What is Congress’s prime job? To pass a full budget. By 30 September of each year. Each department and agency puts together a proposed budget, which are presented to House and Senate, debated individually in committee, with various opportunities to amend and adjust, and eventually, after some adjustments, sent to the full House and Senate, voted on, and if passed, (I’ve left out a bunch of steps here) the bill is sent to the President who either signs it or vetos it. If he signs it, it becomes law. If vetoed, it goes back to Congress and they can either accept the veto, override the veto, or amend it and send it back.

That takes place for – supposedly – every one of our dollars (and they are all our dollars) spent by Congress.

But what about the wall? Would that be the wall that was already approved in 2006 and again in 2013? In 2006 Senators Clinton, Obama, Schumer and Feinstein all voted for it; in 2013 the bill was authored by Senator Schumer and after Senate passage, President Obama called on House Republicans to team with Democrats – lead by Nancy Pelosi, to pass the bill.

That bill was supposed to finish the barriers and surveillance started in the 2006 bill. Cost? The 2006 bill (the one everyone liked) costs were forecast – to build and then maintain the wall for 25 years – at $50 billion. So, what’s the point about $5 billion?

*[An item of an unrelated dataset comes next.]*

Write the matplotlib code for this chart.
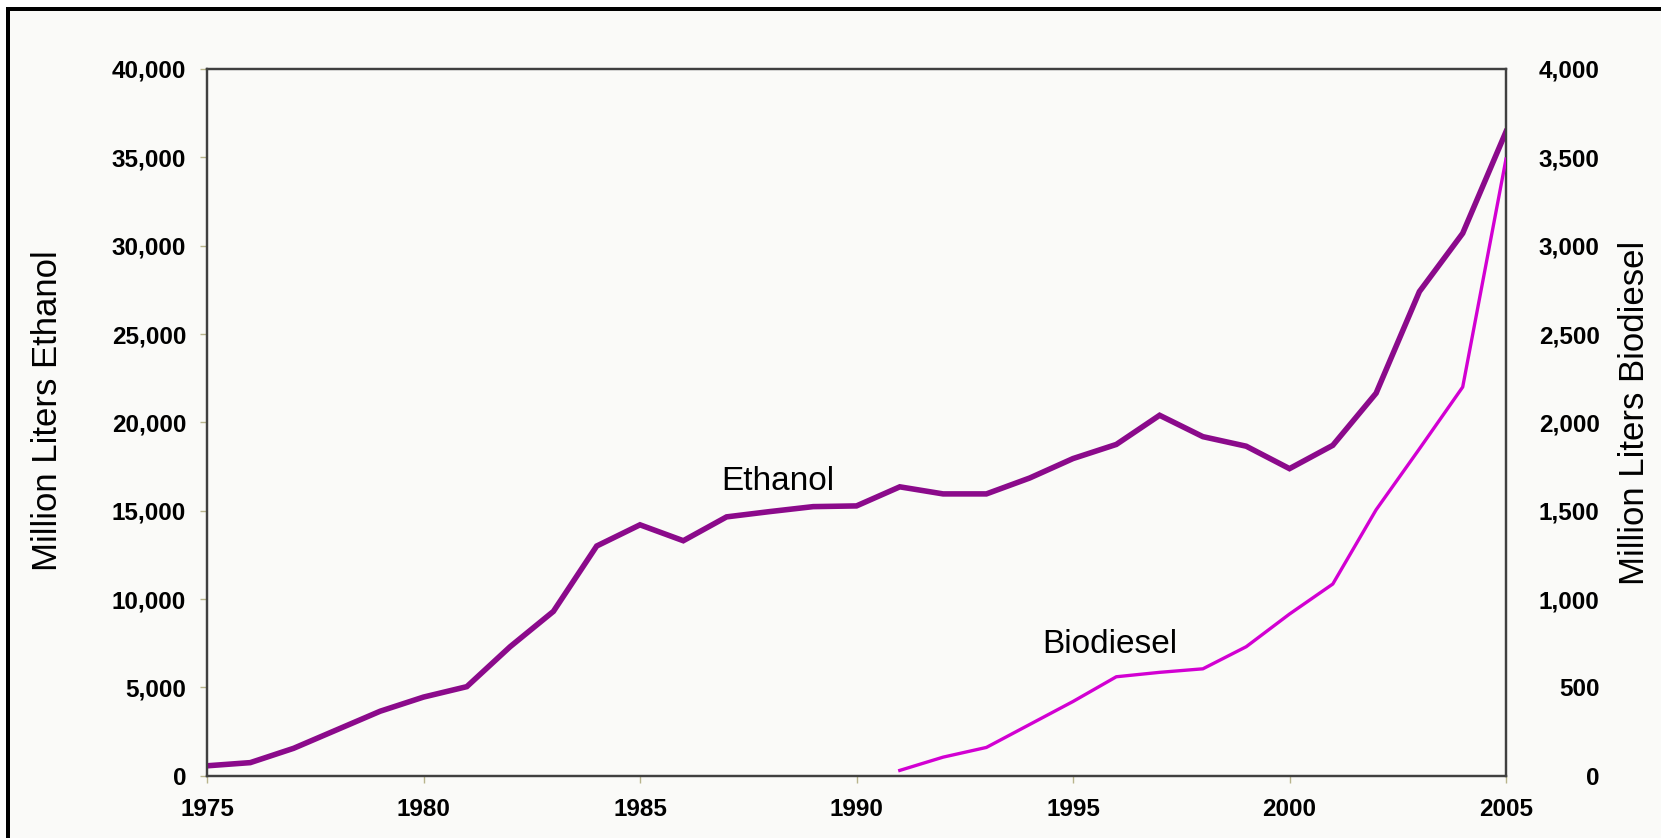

Well, Congress, by law, can only commit money for – at most – two years at a time. So, money needed to be “authorized and appropriated” to finish the wall.

But, Pelosi hates Trump. Schumer hates Trump. So, no money. Is there also a piece to this that some folks on the left don’t like Trump tightening up on immigration? You bet.

But in the middle of their hate, they aren’t doing their jobs.

Informed deliberation is supposed to take place for each department and agency in our government. But what we get, far too often, because Congress is too distracted to actually do their jobs, is “omnibus” bills, a thousand or more pages long, including funding for many agencies – all jammed together, nearly always forcing the President to sign even if there are provisions to which he objects.

What we – the people who pay for this – get is a huge bill, usually poorly worded, with a provisions that have not been properly assessed and debated, and are often dangerous or expensive.

And, then, there’s what you never see: the rest of the budget.

The 2019 federal budget is about $4.4 trillion. $3.1 trillion is entitlements and interest on the debt. (The “beauty” of entitlements is that Congress really doesn’t need to vote on them. They only vote on changes; no change, no need to vote; the entitlement programs – many of which are indexed to inflation, simply grind on, no appropriating of funds, no authorizing spending.)

$3.1 trillion – not really debated.

Of the $1.3 trillion they did vote on, at least 400 billion (30%) is pay for government employees and the military, and no one will vote to cut pay. In fact, only a bit more than half of discretionary spending is seriously debated each year; let’s call if $800 billion. That’s just 18% of federal spending that actually gets debated.

And when we have an omnibus spending bill? Then there’s essentially no debate, at least no debate that leads to hard decisions, where Congress actually does its job.

Mrs. Pelosi gets to pontificate, our money gets spent, the political games continue in Washington. But for the rest of us, it’s just Congress spending more of our money, more intrusion into our lives, and more federal debt.

The Federal Government is a mess. At the root is Congress, which simply refuses to do its job. How about we insist they all go to work. Not on favorite projects, not on witch hunts, just do the basic job: pass next year’s budget. Let’s wall-in Congress and keep until they pass the 2020 budget.

Before anyone starts campaigning for President, spend the next 8 months just passing the 2020 budget?